──────── Source excerpt

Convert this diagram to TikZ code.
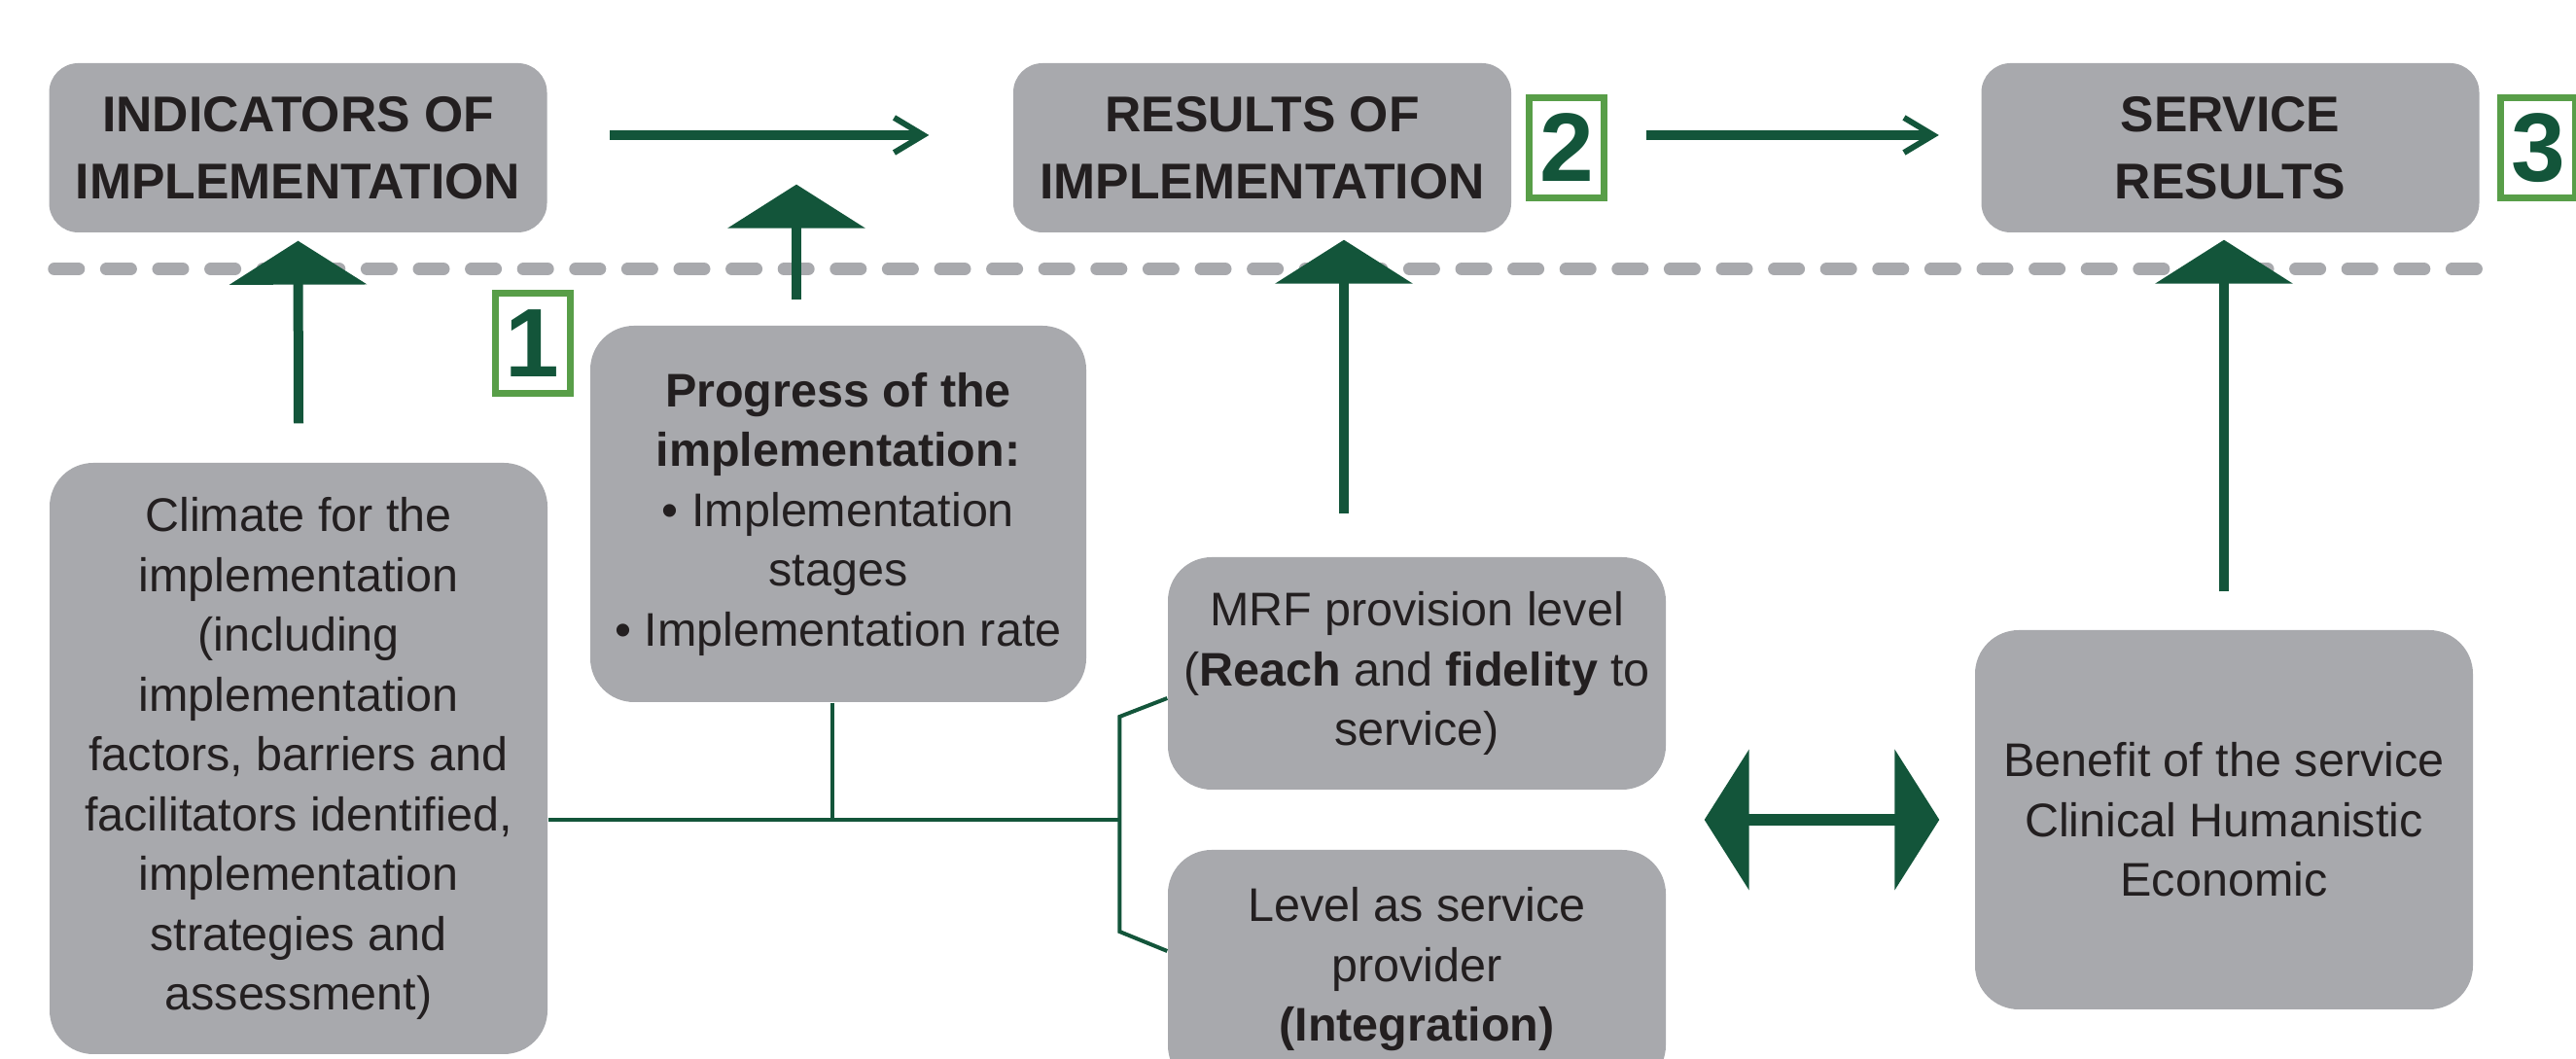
\documentclass[tikz,border=0pt]{standalone}
\usepackage{fontspec}
\setmainfont{Liberation Sans}
\usetikzlibrary{arrows.meta,calc}

\definecolor{boxgray}{RGB}{168,169,173}
\definecolor{darkgreen}{RGB}{19,85,58}
\definecolor{numgreen}{RGB}{88,158,72}
\definecolor{inkblack}{RGB}{35,31,32}

\begin{document}
\begin{tikzpicture}[
        every node/.style={text=inkblack,inner sep=0pt,align=center},
        headbox/.style={fill=boxgray,rounded corners=3mm,minimum width=5.12cm,minimum height=1.74cm,
            font=\bfseries\fontsize{14.7}{19.6}\selectfont},
        infobox/.style={fill=boxgray,rounded corners=4.5mm,minimum width=5.12cm,
            font=\fontsize{13.8}{17.5}\selectfont},
        numbox/.style={draw=numgreen,line width=0.7mm,minimum width=7.7mm,minimum height=10.3mm,
            text=darkgreen,font=\bfseries\fontsize{28.5}{30}\selectfont},
        flowarrow/.style={darkgreen,line width=1mm,-{Straight Barb[length=3mm,width=3.6mm,line width=0.6mm]}},
        bigarrow/.style={darkgreen,line width=1mm,-{Triangle[length=4.5mm,width=14mm]}},
        bothway/.style={darkgreen,line width=1.2mm,{Triangle[length=4.6mm,width=14.3mm]}-{Triangle[length=4.6mm,width=14.3mm]}},
        branch/.style={darkgreen,line width=0.4mm},
        divider/.style={boxgray,line width=1.3mm,line cap=round,dash pattern=on 2.5mm off 2.86mm}
    ]
    \useasboundingbox (0,0) rectangle (26.49,10.89);
    \clip (0,0) rectangle (26.49,10.89);

    \node[headbox] (indicators) at (3.065,9.37) {INDICATORS OF\\IMPLEMENTATION};
    \node[headbox] (results) at (12.98,9.37) {RESULTS OF\\IMPLEMENTATION};
    \node[headbox] (service) at (22.935,9.37) {SERVICE\\RESULTS};
    \node[numbox] (num1) at (5.475,7.36) {1};
    \node[numbox] (num2) at (16.11,9.37) {2};
    \node[numbox] (num3) at (26.10,9.37) {3};

    \node[infobox,minimum height=6.08cm] (climate) at (3.07,3.09)
        {Climate for the\\implementation\\(including\\implementation\\factors, barriers and\\facilitators identified,\\implementation\\strategies and\\assessment)};
    \node[infobox,minimum width=5.10cm,minimum height=3.87cm] (progress) at (8.62,5.605)
        {\textbf{Progress of the}\\\textbf{implementation:}\\\textbullet{} Implementation\\stages\\\textbullet{} Implementation rate};
    \node[infobox,minimum height=2.39cm] (mrf) at (14.57,3.965)
        {MRF provision level\\(\textbf{Reach} and \textbf{fidelity} to\\service)};
    \node[infobox,minimum height=2.46cm] (level) at (14.57,0.92)
        {Level as service\\provider\\\textbf{(Integration)}};
    \node[infobox,minimum height=3.90cm] (benefit) at (22.87,2.46)
        {Benefit of the service\\Clinical Humanistic\\Economic};

    \draw[divider] ([xshift=0.6mm,yshift=-3.7mm]indicators.south west) -- ([yshift=-3.7mm]service.south east);

    \draw[flowarrow] ([xshift=6.4mm,yshift=1.3mm]indicators.east) -- ([xshift=-8.6mm,yshift=1.3mm]results.west);
    \draw[flowarrow] ([xshift=4mm,yshift=1.3mm]num2.east) -- ([xshift=-4.3mm,yshift=1.3mm]service.west);

    \draw[bigarrow] ([yshift=4mm]climate.north) -- ([yshift=-0.8mm]indicators.south);
    \draw[bigarrow] ($(progress.north)+(-0.43,0.26)$) -- ($(progress.north |- indicators.south)+(-0.43,0.50)$);
    \draw[bigarrow] ($(mrf.north)+(-0.75,0.44)$) -- ($(mrf.north |- results.south)+(-0.75,-0.07)$);
    \draw[bigarrow] ([yshift=3.9mm]benefit.north) -- ($(benefit.north |- service.south)+(0,-0.07)$);
    \draw[bothway] ($(mrf.east |- benefit.west)+(0.39,0)$) -- ([xshift=-3.6mm]benefit.west);

    \coordinate (fork) at ($(mrf.west |- benefit.west)+(-0.49,0)$);
    \draw[branch] (climate.east |- fork) -- (fork);
    \draw[branch] ($(progress.south)+(-0.06,0)$) -- ($(progress.south |- fork)+(-0.06,0)$);
    \draw[branch] ([yshift=-2.55mm]mrf.west) -- ($(fork)+(0,1.06)$) -- ($(fork)+(0,-1.15)$) -- ([yshift=1.9mm]level.west);
\end{tikzpicture}
\end{document}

────────────────

### Exercise requirements
Write out each line of the data exactly; the images should be left out.

### Full response
Convert this diagram to TikZ code.
\documentclass[tikz,border=0pt]{standalone}
\usepackage{fontspec}
\setmainfont{Liberation Sans}
\usetikzlibrary{arrows.meta,calc}

\definecolor{boxgray}{RGB}{168,169,173}
\definecolor{darkgreen}{RGB}{19,85,58}
\definecolor{numgreen}{RGB}{88,158,72}
\definecolor{inkblack}{RGB}{35,31,32}

\begin{document}
\begin{tikzpicture}[
        every node/.style={text=inkblack,inner sep=0pt,align=center},
        headbox/.style={fill=boxgray,rounded corners=3mm,minimum width=5.12cm,minimum height=1.74cm,
            font=\bfseries\fontsize{14.7}{19.6}\selectfont},
        infobox/.style={fill=boxgray,rounded corners=4.5mm,minimum width=5.12cm,
            font=\fontsize{13.8}{17.5}\selectfont},
        numbox/.style={draw=numgreen,line width=0.7mm,minimum width=7.7mm,minimum height=10.3mm,
            text=darkgreen,font=\bfseries\fontsize{28.5}{30}\selectfont},
        flowarrow/.style={darkgreen,line width=1mm,-{Straight Barb[length=3mm,width=3.6mm,line width=0.6mm]}},
        bigarrow/.style={darkgreen,line width=1mm,-{Triangle[length=4.5mm,width=14mm]}},
        bothway/.style={darkgreen,line width=1.2mm,{Triangle[length=4.6mm,width=14.3mm]}-{Triangle[length=4.6mm,width=14.3mm]}},
        branch/.style={darkgreen,line width=0.4mm},
        divider/.style={boxgray,line width=1.3mm,line cap=round,dash pattern=on 2.5mm off 2.86mm}
    ]
    \useasboundingbox (0,0) rectangle (26.49,10.89);
    \clip (0,0) rectangle (26.49,10.89);

    \node[headbox] (indicators) at (3.065,9.37) {INDICATORS OF\\IMPLEMENTATION};
    \node[headbox] (results) at (12.98,9.37) {RESULTS OF\\IMPLEMENTATION};
    \node[headbox] (service) at (22.935,9.37) {SERVICE\\RESULTS};
    \node[numbox] (num1) at (5.475,7.36) {1};
    \node[numbox] (num2) at (16.11,9.37) {2};
    \node[numbox] (num3) at (26.10,9.37) {3};

    \node[infobox,minimum height=6.08cm] (climate) at (3.07,3.09)
        {Climate for the\\implementation\\(including\\implementation\\factors, barriers and\\facilitators identified,\\implementation\\strategies and\\assessment)};
    \node[infobox,minimum width=5.10cm,minimum height=3.87cm] (progress) at (8.62,5.605)
        {\textbf{Progress of the}\\\textbf{implementation:}\\\textbullet{} Implementation\\stages\\\textbullet{} Implementation rate};
    \node[infobox,minimum height=2.39cm] (mrf) at (14.57,3.965)
        {MRF provision level\\(\textbf{Reach} and \textbf{fidelity} to\\service)};
    \node[infobox,minimum height=2.46cm] (level) at (14.57,0.92)
        {Level as service\\provider\\\textbf{(Integration)}};
    \node[infobox,minimum height=3.90cm] (benefit) at (22.87,2.46)
        {Benefit of the service\\Clinical Humanistic\\Economic};

    \draw[divider] ([xshift=0.6mm,yshift=-3.7mm]indicators.south west) -- ([yshift=-3.7mm]service.south east);

    \draw[flowarrow] ([xshift=6.4mm,yshift=1.3mm]indicators.east) -- ([xshift=-8.6mm,yshift=1.3mm]results.west);
    \draw[flowarrow] ([xshift=4mm,yshift=1.3mm]num2.east) -- ([xshift=-4.3mm,yshift=1.3mm]service.west);

    \draw[bigarrow] ([yshift=4mm]climate.north) -- ([yshift=-0.8mm]indicators.south);
    \draw[bigarrow] ($(progress.north)+(-0.43,0.26)$) -- ($(progress.north |- indicators.south)+(-0.43,0.50)$);
    \draw[bigarrow] ($(mrf.north)+(-0.75,0.44)$) -- ($(mrf.north |- results.south)+(-0.75,-0.07)$);
    \draw[bigarrow] ([yshift=3.9mm]benefit.north) -- ($(benefit.north |- service.south)+(0,-0.07)$);
    \draw[bothway] ($(mrf.east |- benefit.west)+(0.39,0)$) -- ([xshift=-3.6mm]benefit.west);

    \coordinate (fork) at ($(mrf.west |- benefit.west)+(-0.49,0)$);
    \draw[branch] (climate.east |- fork) -- (fork);
    \draw[branch] ($(progress.south)+(-0.06,0)$) -- ($(progress.south |- fork)+(-0.06,0)$);
    \draw[branch] ([yshift=-2.55mm]mrf.west) -- ($(fork)+(0,1.06)$) -- ($(fork)+(0,-1.15)$) -- ([yshift=1.9mm]level.west);
\end{tikzpicture}
\end{document}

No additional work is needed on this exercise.